◆ Work to do
Reproduce the listing below without any change.
START
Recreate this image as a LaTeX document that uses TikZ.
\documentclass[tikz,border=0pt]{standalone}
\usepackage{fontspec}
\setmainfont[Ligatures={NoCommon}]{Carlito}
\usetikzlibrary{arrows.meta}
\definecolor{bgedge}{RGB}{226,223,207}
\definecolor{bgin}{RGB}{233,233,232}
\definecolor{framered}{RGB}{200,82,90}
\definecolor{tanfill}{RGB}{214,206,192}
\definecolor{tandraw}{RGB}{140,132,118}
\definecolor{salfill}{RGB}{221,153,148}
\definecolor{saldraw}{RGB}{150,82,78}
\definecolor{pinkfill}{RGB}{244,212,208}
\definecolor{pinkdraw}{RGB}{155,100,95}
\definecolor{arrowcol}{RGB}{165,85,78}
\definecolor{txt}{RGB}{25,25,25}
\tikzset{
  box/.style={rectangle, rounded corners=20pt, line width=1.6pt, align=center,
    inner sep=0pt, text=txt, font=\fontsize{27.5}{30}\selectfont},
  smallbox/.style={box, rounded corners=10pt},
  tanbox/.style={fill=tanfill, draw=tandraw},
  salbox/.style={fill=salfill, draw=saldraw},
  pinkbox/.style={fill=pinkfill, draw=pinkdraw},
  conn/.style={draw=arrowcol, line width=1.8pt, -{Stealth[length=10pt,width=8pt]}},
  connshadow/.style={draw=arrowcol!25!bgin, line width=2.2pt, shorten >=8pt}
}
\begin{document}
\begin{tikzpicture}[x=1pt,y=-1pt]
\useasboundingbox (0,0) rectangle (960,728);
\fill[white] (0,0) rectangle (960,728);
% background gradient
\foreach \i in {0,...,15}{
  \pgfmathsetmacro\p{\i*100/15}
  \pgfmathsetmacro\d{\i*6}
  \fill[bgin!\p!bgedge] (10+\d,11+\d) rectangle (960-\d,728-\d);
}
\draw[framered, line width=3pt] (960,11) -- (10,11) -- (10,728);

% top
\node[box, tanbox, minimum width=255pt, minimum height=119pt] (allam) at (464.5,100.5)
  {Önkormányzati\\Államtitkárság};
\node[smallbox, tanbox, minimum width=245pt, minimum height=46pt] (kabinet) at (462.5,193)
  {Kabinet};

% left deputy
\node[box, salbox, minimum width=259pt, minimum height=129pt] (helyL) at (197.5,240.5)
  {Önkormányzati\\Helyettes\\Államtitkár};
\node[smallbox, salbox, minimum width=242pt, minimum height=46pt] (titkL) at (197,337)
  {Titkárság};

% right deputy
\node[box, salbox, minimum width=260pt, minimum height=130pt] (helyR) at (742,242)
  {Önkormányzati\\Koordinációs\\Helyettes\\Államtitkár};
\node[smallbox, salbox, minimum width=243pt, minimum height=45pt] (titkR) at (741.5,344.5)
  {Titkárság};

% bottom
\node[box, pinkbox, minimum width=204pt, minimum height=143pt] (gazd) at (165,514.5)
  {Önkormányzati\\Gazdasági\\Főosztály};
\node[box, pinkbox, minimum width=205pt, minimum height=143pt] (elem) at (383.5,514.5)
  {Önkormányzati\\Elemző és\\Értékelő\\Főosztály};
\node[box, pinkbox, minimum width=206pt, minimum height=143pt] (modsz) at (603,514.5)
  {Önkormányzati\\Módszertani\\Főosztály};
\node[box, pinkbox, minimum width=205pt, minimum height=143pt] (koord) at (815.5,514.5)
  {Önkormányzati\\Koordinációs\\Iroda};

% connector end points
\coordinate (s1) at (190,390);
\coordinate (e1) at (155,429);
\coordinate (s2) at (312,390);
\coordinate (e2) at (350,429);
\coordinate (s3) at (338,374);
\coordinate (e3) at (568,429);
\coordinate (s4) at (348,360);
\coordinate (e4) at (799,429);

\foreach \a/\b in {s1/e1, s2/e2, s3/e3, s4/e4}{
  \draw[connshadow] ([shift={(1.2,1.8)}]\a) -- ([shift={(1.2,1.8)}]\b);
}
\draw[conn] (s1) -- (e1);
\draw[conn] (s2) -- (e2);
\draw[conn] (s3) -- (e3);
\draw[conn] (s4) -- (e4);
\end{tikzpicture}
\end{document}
END
◆ Task answer
Recreate this image as a LaTeX document that uses TikZ.
\documentclass[tikz,border=0pt]{standalone}
\usepackage{fontspec}
\setmainfont[Ligatures={NoCommon}]{Carlito}
\usetikzlibrary{arrows.meta}
\definecolor{bgedge}{RGB}{226,223,207}
\definecolor{bgin}{RGB}{233,233,232}
\definecolor{framered}{RGB}{200,82,90}
\definecolor{tanfill}{RGB}{214,206,192}
\definecolor{tandraw}{RGB}{140,132,118}
\definecolor{salfill}{RGB}{221,153,148}
\definecolor{saldraw}{RGB}{150,82,78}
\definecolor{pinkfill}{RGB}{244,212,208}
\definecolor{pinkdraw}{RGB}{155,100,95}
\definecolor{arrowcol}{RGB}{165,85,78}
\definecolor{txt}{RGB}{25,25,25}
\tikzset{
  box/.style={rectangle, rounded corners=20pt, line width=1.6pt, align=center,
    inner sep=0pt, text=txt, font=\fontsize{27.5}{30}\selectfont},
  smallbox/.style={box, rounded corners=10pt},
  tanbox/.style={fill=tanfill, draw=tandraw},
  salbox/.style={fill=salfill, draw=saldraw},
  pinkbox/.style={fill=pinkfill, draw=pinkdraw},
  conn/.style={draw=arrowcol, line width=1.8pt, -{Stealth[length=10pt,width=8pt]}},
  connshadow/.style={draw=arrowcol!25!bgin, line width=2.2pt, shorten >=8pt}
}
\begin{document}
\begin{tikzpicture}[x=1pt,y=-1pt]
\useasboundingbox (0,0) rectangle (960,728);
\fill[white] (0,0) rectangle (960,728);
% background gradient
\foreach \i in {0,...,15}{
  \pgfmathsetmacro\p{\i*100/15}
  \pgfmathsetmacro\d{\i*6}
  \fill[bgin!\p!bgedge] (10+\d,11+\d) rectangle (960-\d,728-\d);
}
\draw[framered, line width=3pt] (960,11) -- (10,11) -- (10,728);

% top
\node[box, tanbox, minimum width=255pt, minimum height=119pt] (allam) at (464.5,100.5)
  {Önkormányzati\\Államtitkárság};
\node[smallbox, tanbox, minimum width=245pt, minimum height=46pt] (kabinet) at (462.5,193)
  {Kabinet};

% left deputy
\node[box, salbox, minimum width=259pt, minimum height=129pt] (helyL) at (197.5,240.5)
  {Önkormányzati\\Helyettes\\Államtitkár};
\node[smallbox, salbox, minimum width=242pt, minimum height=46pt] (titkL) at (197,337)
  {Titkárság};

% right deputy
\node[box, salbox, minimum width=260pt, minimum height=130pt] (helyR) at (742,242)
  {Önkormányzati\\Koordinációs\\Helyettes\\Államtitkár};
\node[smallbox, salbox, minimum width=243pt, minimum height=45pt] (titkR) at (741.5,344.5)
  {Titkárság};

% bottom
\node[box, pinkbox, minimum width=204pt, minimum height=143pt] (gazd) at (165,514.5)
  {Önkormányzati\\Gazdasági\\Főosztály};
\node[box, pinkbox, minimum width=205pt, minimum height=143pt] (elem) at (383.5,514.5)
  {Önkormányzati\\Elemző és\\Értékelő\\Főosztály};
\node[box, pinkbox, minimum width=206pt, minimum height=143pt] (modsz) at (603,514.5)
  {Önkormányzati\\Módszertani\\Főosztály};
\node[box, pinkbox, minimum width=205pt, minimum height=143pt] (koord) at (815.5,514.5)
  {Önkormányzati\\Koordinációs\\Iroda};

% connector end points
\coordinate (s1) at (190,390);
\coordinate (e1) at (155,429);
\coordinate (s2) at (312,390);
\coordinate (e2) at (350,429);
\coordinate (s3) at (338,374);
\coordinate (e3) at (568,429);
\coordinate (s4) at (348,360);
\coordinate (e4) at (799,429);

\foreach \a/\b in {s1/e1, s2/e2, s3/e3, s4/e4}{
  \draw[connshadow] ([shift={(1.2,1.8)}]\a) -- ([shift={(1.2,1.8)}]\b);
}
\draw[conn] (s1) -- (e1);
\draw[conn] (s2) -- (e2);
\draw[conn] (s3) -- (e3);
\draw[conn] (s4) -- (e4);
\end{tikzpicture}
\end{document}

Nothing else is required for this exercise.